La humanidad surgió en el Jardín del Edén, con la creación de la primera pareja, Adán y Eva (Gn 1.26,27). En ese momento surgió un pacto, y como todo pacto requiere, la única responsabilidad que Dios determinó para esa pareja fue no comer del fruto del árbol del conocimiento del bien y del mal (Gn 2.16,17). A pesar de estar en ese verdadero paraíso terrenal disfrutando de toda intimidad con el Señor (Gn 3.8), los primeros seres humanos no estaban inmunes a las tentaciones de Satanás, que asumió la forma de una serpiente con el objetivo de engañarlos (Gn 3.1-7).
Satanás tenía como único objetivo romper el pacto de la primera pareja humana con Dios. Desafortunadamente, utilizó sus artimañas para triunfar en su acción. Sin embargo, el Creador, que nunca es sorprendido desprevenido, preparó la "salida" para la humanidad, que a partir de ese momento tendría que convivir con las heridas del pecado (Rm 3.23; Gn 3.15). ¿Y con qué propósito nuestro Dios preparó esta "salida"? Bueno, aquí es donde surge la Missio Dei, una expresión en latín que significa "Misión de Dios". Según la Teología Cristiana, Dios está activamente involucrado en la redención y restauración del mundo corrompido por el pecado tejido en el Jardín del Edén.
Desde el Edén, Dios separó una nación para ser el ejemplo de su pueblo aquí en la Tierra (Gn 12.1-3). Por lo tanto, muchos profetas fueron enviados con la misión de anunciar al pueblo cuál sería el camino a seguir (II Cr 24.19; Jr 26.5), sin embargo, la nación elegida, Israel, descendientes del patriarca Abraham, rechazaron al Señor (Mt 23.34).
Dios, que es infinito en misericordia, envió a su hijo Jesús para salvar a su pueblo (Hb 1.1-2), sin embargo, Israel lo rechazó (Jn 1.11), y por extensión, la Missio Dei alcanzó a todos (Tt 2.11; Hb 5.9). En su ministerio terrenal, Jesús llamó a discípulos (Lc 6.13-16) y los envió a predicar el Evangelio por todo el mundo (Mc 16.15). Esta misión ha sido otorgada a la Iglesia, que no puede eludir su llamado.

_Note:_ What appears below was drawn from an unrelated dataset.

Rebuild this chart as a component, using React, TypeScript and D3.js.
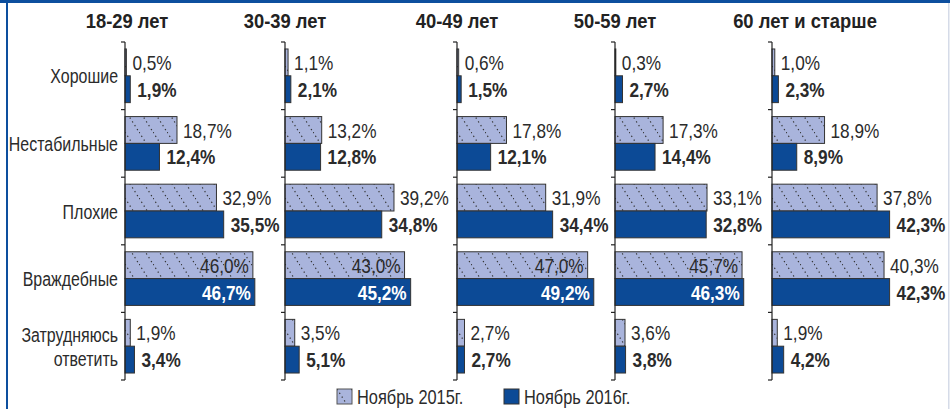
import { scaleBand, scaleLinear } from "d3";

const groups = ["18-29 лет", "30-39 лет", "40-49 лет", "50-59 лет", "60 лет и старше"];
const categories = ["Хорошие", "Нестабильные", "Плохие", "Враждебные", "Затрудняюсь ответить"];
const seriesNames = ["Ноябрь 2015г.", "Ноябрь 2016г."];

// values per age group, in category order
const nov2015 = [
  [0.5, 18.7, 32.9, 46.0, 1.9],
  [1.1, 13.2, 39.2, 43.0, 3.5],
  [0.6, 17.8, 31.9, 47.0, 2.7],
  [0.3, 17.3, 33.1, 45.7, 3.6],
  [1.0, 18.9, 37.8, 40.3, 1.9],
];
const nov2016 = [
  [1.9, 12.4, 35.5, 46.7, 3.4],
  [2.1, 12.8, 34.8, 45.2, 5.1],
  [1.5, 12.1, 34.4, 49.2, 2.7],
  [2.7, 14.4, 32.8, 46.3, 3.8],
  [2.3, 8.9, 42.3, 42.3, 4.2],
];

const W = 950;
const H = 409;
const panelX = [125, 285, 457, 615, 772];
const titleShift = [2, 0, 0, 0, 33];
const FONT = "'Liberation Sans', Arial, sans-serif";
const DARK = "#0c4a96";
const LIGHT = "#a9b4dc";
const TEXT = "#2b2b2b";

const fmt = (v: number) => v.toFixed(1).replace(".", ",") + "%";

// horizontally squeezed text (condensed look)
function T({ x, y, children, anchor = "start", size = 21, bold = false, fill = TEXT, sx = 0.82 }: any) {
  return (
    <text
      transform={`translate(${x},${y}) scale(${sx},1)`}
      textAnchor={anchor}
      fontSize={size}
      fontWeight={bold ? "bold" : "normal"}
      fill={fill}
      dy="0.36em"
    >
      {children}
    </text>
  );
}

export default function App() {
  const y = scaleBand<string>().domain(categories).range([42, 380]);
  const sub = scaleBand<string>()
    .domain(seriesNames)
    .range([0, y.bandwidth()])
    .paddingOuter(0.26);
  const x = scaleLinear().domain([0, 50]).range([0, 139]);
  const bh = sub.bandwidth();

  return (
    <div style={{ position: "fixed", left: 0, top: 0 }}>
      <svg width={W} height={H} style={{ display: "block", background: "#fff" }} fontFamily={FONT}>
        <defs>
          <pattern id="hatch" patternUnits="userSpaceOnUse" width={14} height={22}>
            <rect width={14} height={22} fill={LIGHT} />
            <line x1={0} y1={0} x2={14} y2={22} stroke="#333" strokeWidth={1.2} strokeDasharray="1.3 3.2" />
          </pattern>
        </defs>
        <rect x={0} y={0} width={W} height={3} fill="#0d4f9e" />
        <rect x={6} y={0} width={2} height={H} fill="#0d4f9e" />
        <rect x={948} y={3} width={1.5} height={H} fill="#d5dbe8" />

        {categories.map((c) => {
          const cy = (y(c) as number) + y.bandwidth() / 2;
          if (c === "Затрудняюсь ответить") {
            return (
              <g key={c}>
                <T x={118} y={cy - 12} anchor="end" sx={0.76}>Затрудняюсь</T>
                <T x={118} y={cy + 12} anchor="end" sx={0.76}>ответить</T>
              </g>
            );
          }
          return <T key={c} x={118} y={cy} anchor="end" sx={0.76}>{c}</T>;
        })}

        {groups.map((g, gi) => {
          const ox = panelX[gi];
          return (
            <g key={g} transform={`translate(${ox},0)`}>
              <T x={titleShift[gi]} y={21} anchor="middle" size={20} bold fill="#222" sx={0.92}>
                {g}
              </T>
              {categories.map((c, ci) => {
                const by = y(c) as number;
                return [nov2015[gi][ci], nov2016[gi][ci]].map((v, si) => {
                  const s = seriesNames[si];
                  const top = by + (sub(s) as number);
                  const wBar = x(v);
                  const inside = v > 42.5;
                  return (
                    <g key={c + s}>
                      <rect
                        x={0}
                        y={top}
                        width={wBar}
                        height={bh}
                        fill={si === 0 ? "url(#hatch)" : DARK}
                        stroke="#333"
                        strokeWidth={1}
                      />
                      <T
                        x={inside ? wBar - 4 : wBar + (si === 0 ? 6 : 7)}
                        y={top + bh / 2}
                        anchor={inside ? "end" : "start"}
                        bold={si === 1}
                        fill={inside && si === 1 ? "#fff" : TEXT}
                      >
                        {fmt(v)}
                      </T>
                    </g>
                  );
                });
              })}
              <line x1={0} x2={0} y1={42} y2={380} stroke="#222" strokeWidth={1.2} />
              {[...categories.map((c) => y(c) as number), 380].map((t, i) => (
                <line key={i} x1={-4} x2={0} y1={t} y2={t} stroke="#222" strokeWidth={1.2} />
              ))}
            </g>
          );
        })}

        <g transform="translate(337,389)">
          <rect x={0} y={0} width={15} height={15} fill="url(#hatch)" stroke="#555" />
          <T x={20} y={8} size={20}>{seriesNames[0]}</T>
          <rect x={167} y={0} width={15} height={15} fill={DARK} stroke="#333" />
          <T x={187} y={8} size={20}>{seriesNames[1]}</T>
        </g>
      </svg>
    </div>
  );
}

Por lo tanto, recibir y aceptar este llamado hoy implica ser un misionero de las Buenas Nuevas de Salvación que fueron anunciadas en primer lugar por Jesús, y hoy, con la ayuda del Espíritu Santo, es responsabilidad de la Iglesia obedecer. La misión no se limita únicamente a los misioneros transculturales (es decir, aquellos que están en otros países y culturas), sino que también compete a todos los que han sido salvados por Jesús. Negar esta verdad solo traerá daños eternos a nuestra alma, privándonos de las bendiciones celestiales que esperan a los misioneros (Stg 5.20).